In the Samannnaphala Sutta, the Buddha is questioned about reincarnation beliefs by a reincarnation believer and the Buddha gives him answers from within that framework. The Buddha is not teachings Buddhadhamma. DN16 is a big sutta. If you are going to cite something, then cite it.

Your assessment notwithstanding, all the mythological passages I cited are from the Nikayas, and are thus canonical. However flowery they may be, no Buddhist school considers them "the work of poets, disciples and outsiders". They may be in "the Canon", but that does not make them the Buddha's teachings. The reference to "poets, disciples, and outsiders is part of the Buddha's admonishment to listen to the words of the Buddha.

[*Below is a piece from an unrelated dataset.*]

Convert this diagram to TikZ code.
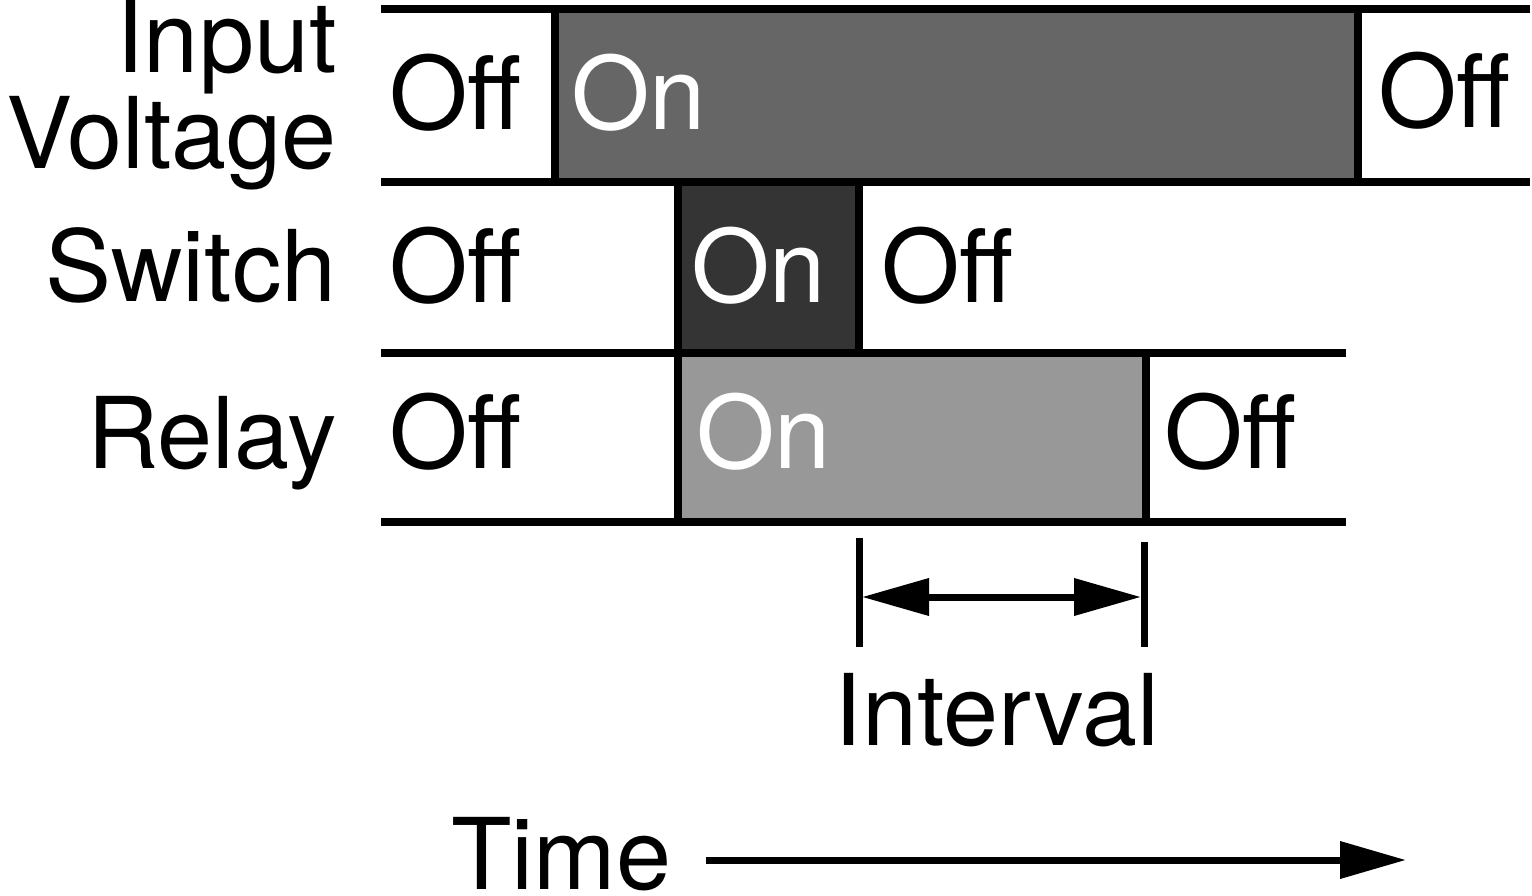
\documentclass[tikz,border=0pt]{standalone}
\usepackage{fontspec}
\setmainfont{TeX Gyre Heros}
\usetikzlibrary{arrows.meta}

\tikzset{
	big/.style={font=\fontsize{99}{99}\selectfont, inner sep=0pt},
	state/.style={font=\fontsize{101}{101}\selectfont, inner sep=0pt, anchor=base west},
	offtxt/.style={state, text=black},
	ontxt/.style={state, text=white},
	rowlbl/.style={big, anchor=base east},
	rail/.style={line width=7.5pt},
	onbox/.style={draw=black, line width=7.5pt},
	tick/.style={line width=7pt},
	span/.style={line width=7pt, {Triangle[length=67pt,width=36pt]}-{Triangle[length=67pt,width=36pt]}},
	timearrow/.style={line width=7pt, -{Triangle[length=66pt,width=36pt]}}
}

\begin{document}
\begin{tikzpicture}[x=1pt,y=1pt,yscale=-1,xscale=1]
		\useasboundingbox (0,0) rectangle (1532,895);
		
		%On boxes
		\draw [onbox, fill={rgb,255:red,102; green,102; blue,102}] (555,9) rectangle (1358,182);
		\draw [onbox, fill={rgb,255:red,52; green,52; blue,52}] (678,182) rectangle (859,353);
		\draw [onbox, fill={rgb,255:red,152; green,152; blue,152}] (678,353) rectangle (1146,522);
		
		%Rails
		\draw [rail] (381,9) -- (1530,9) ;
		\draw [rail] (381,182) -- (1530,182) ;
		\draw [rail] (381,353) -- (1346,353) ;
		\draw [rail] (381,522) -- (1346,522) ;
		
		%Row labels
		\node [rowlbl] (lblinput) at (337,72) {Input};
		\node [rowlbl] (lblvolt) at (337,168) {Voltage};
		\node [rowlbl] (lblswitch) at (337,301) {Switch};
		\node [rowlbl] (lblrelay) at (337,468) {Relay};
		
		%Input voltage row
		\node [offtxt] (voff1) at (389,129) {Off};
		\node [ontxt] (von) at (571,129) {On};
		\node [offtxt] (voff2) at (1378,127) {Off};
		
		%Switch row
		\node [offtxt] (soff1) at (389,302) {Off};
		\node [ontxt] (son) at (691,302) {On};
		\node [offtxt] (soff2) at (881,302) {Off};
		
		%Relay row
		\node [offtxt] (roff1) at (389,468) {Off};
		\node [ontxt] (ron) at (696,468) {On};
		\node [offtxt] (roff2) at (1164,468) {Off};
		
		%Interval
		\coordinate (ivtop1) at (859,538);
		\coordinate (ivbot1) at (859,647);
		\coordinate (ivtop2) at (1144,542);
		\coordinate (ivbot2) at (1144,647);
		\coordinate (ivl) at (862,597);
		\coordinate (ivr) at (1141,597);
		\draw [tick] (ivtop1) -- (ivbot1) ;
		\draw [tick] (ivtop2) -- (ivbot2) ;
		\draw [span] (ivl) -- (ivr) ;
		\node [big, anchor=base] (interval) at (997,745) {Interval};
		
		%Time
		\node [big, anchor=base west] (time) at (451,889) {Time};
		\coordinate (timeend) at (1406,860);
		\draw [timearrow] (706,860) -- (timeend) ;
		
	\end{tikzpicture}
\end{document}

The Buddha I meet in the suttas presented his teachings in rational/empirical terms, but was ready and willing to frame them in religious/transcendental ones as well, depending on the point he sought to convey and the capabilities of his audience. The Buddha's teachings were rational and empirical.
And he could frame them to make sense to a superstitious person, yes. That does not make his teachings superstitious or superstition-based.

Moreover, all schools of Buddhism, not just the Mahasamghikas and the later Mahayanists, accept the religious side to some extent. Mahayana may have taken it the farthest but it is present in Theravada as well. Argumentum ad Populum. You may say "all schools", and you would have to mean "Theravada, mahayana, and the tibetan religions" for that to be correct by any stretch. Plenty of sects and practitioners reject the superstitions, and rightly so. And the majority of the Theravada sects are steeped in so-called abhidhamma, which is of course superstition-based convolution that the Buddha did not teach, as well. The bottom line is that your claim that each of the major "schools" "accept" superstitions does not make them intrinsic to the Buddha's soteriology.

And indeed it is present in the suttas, as I have shown. And as I have shown, that does not make the superstitions the Buddha discussed intrinsic to his teachings, to his own soteriology. I have to discuss and dismantle your superstitions all the time here in order to get the point across, but that doesn't mean I believe them or endorse them. Same with the Buddha.



What Buddhists living today, in the scientific era, should make of this is a different question. They should make of the Buddha's teachings exactly what they are, rather than wallowing in superstitions the Buddha himself was trying to counter.